Grey-collar positions may represent a form of career advancement wherein a skilled tradesperson takes on managerial duties supervising others who perform manual labor and/or skilled trades. For example, the duties of a construction foreman incorporate elements of both blue- and white- collar work. Similarly, an entrepreneurial tradesperson who owns their own business performing their trade may be classed as grey-collar. Such transitions may or may not require additional licensure and/or formal education.

There may also be overlap with similarly loosely defined work categories, such as pink collar work. For example, the nursing profession and other allied health professions.
==Classification issues and insurance requirements==
However, grey-collar does not solely refer to supervisory roles. Any profession that incorporates elements of both blue- and white- collar may be categorized as grey-collar. Furthermore, specialization and/or the manner in which work is performed may affect into which category a particular worker falls. As such, some professions may not neatly fall into the blue-collar or grey-collar categories, as some professionals in the career may be required to perform intellectual labor while others may not.

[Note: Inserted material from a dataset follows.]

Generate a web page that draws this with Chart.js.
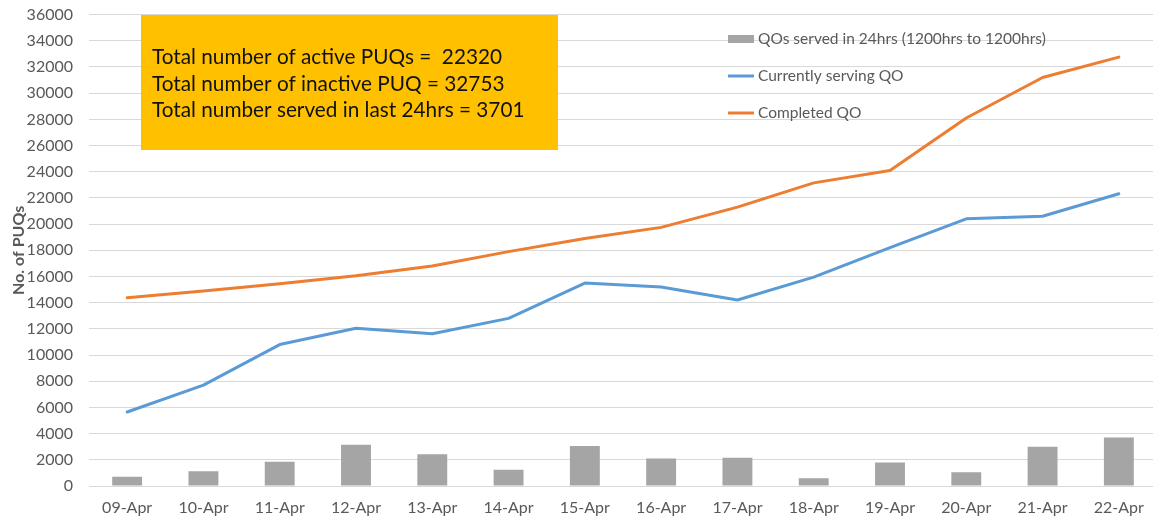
<!DOCTYPE html>
<html><head><meta charset="utf-8">
<script src="https://cdn.jsdelivr.net/npm/chart.js@4"></script>
<style>
html,body{margin:0;padding:0;overflow:hidden;background:#fff;width:1153px;height:522px}
#wrap{width:1158px;height:533px;position:relative;margin-top:-11px}
canvas{display:block}
</style></head>
<body><div id="wrap"><canvas id="c" width="1158" height="533" style="width:1158px;height:533px"></canvas></div>
<script>
const categories = ['09-Apr','10-Apr','11-Apr','12-Apr','13-Apr','14-Apr','15-Apr','16-Apr','17-Apr','18-Apr','19-Apr','20-Apr','21-Apr','22-Apr'];
const servedIn24hrs = [700,1120,1850,3150,2420,1250,3050,2100,2160,600,1800,1050,3000,3701];
const currentlyServing = [5650,7700,10800,12050,11620,12800,15500,15200,14200,15950,18200,20400,20600,22320];
const completedQO = [14380,14900,15450,16050,16800,17900,18900,19750,21300,23150,24100,28100,31200,32753];
const seriesNames = ['QOs served in 24hrs (1200hrs to 1200hrs)','Currently serving QO','Completed QO'];
const yAxisTitle = 'No. of PUQs';
const yMin = 0, yMax = 36000, yStep = 2000;
const summaryLines = ['Total number of active PUQs =  22320','Total number of inactive PUQ = 32753','Total number served in last 24hrs = 3701'];

const FONT = 'Lato, "Open Sans", sans-serif';
const GREY = '#595959';
const OFF = 11; // canvas is shifted up by this many px

function fitFont(ctx, text, target, weight){
  ctx.font = (weight||'') + ' 20px ' + FONT;
  const w = ctx.measureText(text).width;
  return (20*target/w).toFixed(2);
}

const summaryBox = {
  id:'summaryBox',
  afterDatasetsDraw(chart){
    const ctx = chart.ctx;
    ctx.save();
    ctx.fillStyle = '#FFC000';
    ctx.fillRect(141,15+OFF,417,135);
    ctx.fillStyle = '#111';
    const size = fitFont(ctx, summaryLines[0], 350);
    ctx.font = size+'px ' + FONT;
    ctx.textBaseline = 'middle';
    ctx.textAlign = 'left';
    const ys = [57,84,110];
    summaryLines.forEach((t,i)=>ctx.fillText(t,152,ys[i]+OFF));
    ctx.restore();
  }
};

const customLegend = {
  id:'customLegend',
  afterDatasetsDraw(chart){
    const ctx = chart.ctx;
    ctx.save();
    const size = fitFont(ctx, chart.data.datasets[0].label, 288);
    ctx.font = size + 'px ' + FONT;
    ctx.textBaseline = 'middle';
    const ys = [39,76,113];
    chart.data.datasets.forEach((ds,i)=>{
      const y = ys[i]+OFF;
      if (ds.type === 'bar') {
        ctx.fillStyle = ds.backgroundColor;
        ctx.fillRect(728,y-4,26,8);
      } else {
        ctx.strokeStyle = ds.borderColor;
        ctx.lineWidth = 3;
        ctx.beginPath(); ctx.moveTo(728,y); ctx.lineTo(754,y); ctx.stroke();
      }
      ctx.fillStyle = GREY;
      ctx.fillText(ds.label,758,y);
    });
    ctx.restore();
  }
};

new Chart(document.getElementById('c'),{
  data:{
    labels:categories,
    datasets:[
      {type:'bar',label:seriesNames[0],data:servedIn24hrs,backgroundColor:'#A5A5A5',barPercentage:0.49,categoryPercentage:0.8,order:3},
      {type:'line',label:seriesNames[1],data:currentlyServing,borderColor:'#5B9BD5',backgroundColor:'#5B9BD5',borderWidth:3,pointRadius:0,tension:0,borderJoinStyle:'round',borderCapStyle:'round',order:2},
      {type:'line',label:seriesNames[2],data:completedQO,borderColor:'#ED7D31',backgroundColor:'#ED7D31',borderWidth:3,pointRadius:0,tension:0,borderJoinStyle:'round',borderCapStyle:'round',order:1}
    ]
  },
  options:{
    responsive:false,animation:false,devicePixelRatio:1,
    layout:{padding:{top:4,right:1,left:0,bottom:0}},
    plugins:{legend:{display:false},tooltip:{enabled:false}},
    scales:{
      x:{offset:true,grid:{display:false,drawTicks:false},border:{display:false},
         ticks:{color:GREY,font:{family:FONT,size:16},padding:12,maxRotation:0,autoSkip:false},
         afterFit(s){s.height=36;}},
      y:{min:yMin,max:yMax,
         ticks:{stepSize:yStep,color:GREY,font:{family:FONT,size:16},padding:16,callback:v=>String(v)},
         grid:{color:'#d9d9d9',drawTicks:false,lineWidth:1},border:{display:false},
         title:{display:true,text:yAxisTitle,color:GREY,font:{family:FONT,size:16,weight:'bold'},padding:{top:9,bottom:0}},
         afterFit(s){s.width=89;}}
    }
  },
  plugins:[summaryBox,customLegend]
});
</script></body></html>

For example, a plumber who specializes in repair may be considered a grey-collar worker due to the amount of intellectual work required to diagnose why a plumbing system is malfunctioning. Conversely, a plumber who specializes in new construction or renovation may be classed as blue-collar if they lack professional autonomy in deciding how the plumbing system should be laid out; i.e. they are expected to strictly adhere to construction plans that were drafted by an engineer or other white-collar worker. However, a new construction or renovation plumber who is tasked with performing the intellectual work of determining how to layout the new plumbing systems may be considered grey-collar.

The fields that most recognize the differences between blue-collar and grey-collar are human resources and the insurance industry. Due to the blended nature of the work, grey-collar professionals may have more complex insurance requirements compared to blue- and white-collar workers.

For example, a paramedic is likely to be at increased risk of occupational injury due to the physical aspects of the job. They are also at risk of increased risk of causing harm to others due to both the physical aspects and the intellectual aspects of the job. Medical malpractice may be the result of an incorrectly performed medical procedure; ie. a blue-collar aspect of the job, or it may be the result of inadequate treatment decisions due to an inaccurate field diagnosis or lack of necessary foundational medical knowledge to be able to use standing orders from a physician safely and correctly; ie. a white-collar aspect of the job. As such, the workers compensation liability and the personal injury liability for injury to non-employees may be greater for the employer relative to blue- or white-collar professions.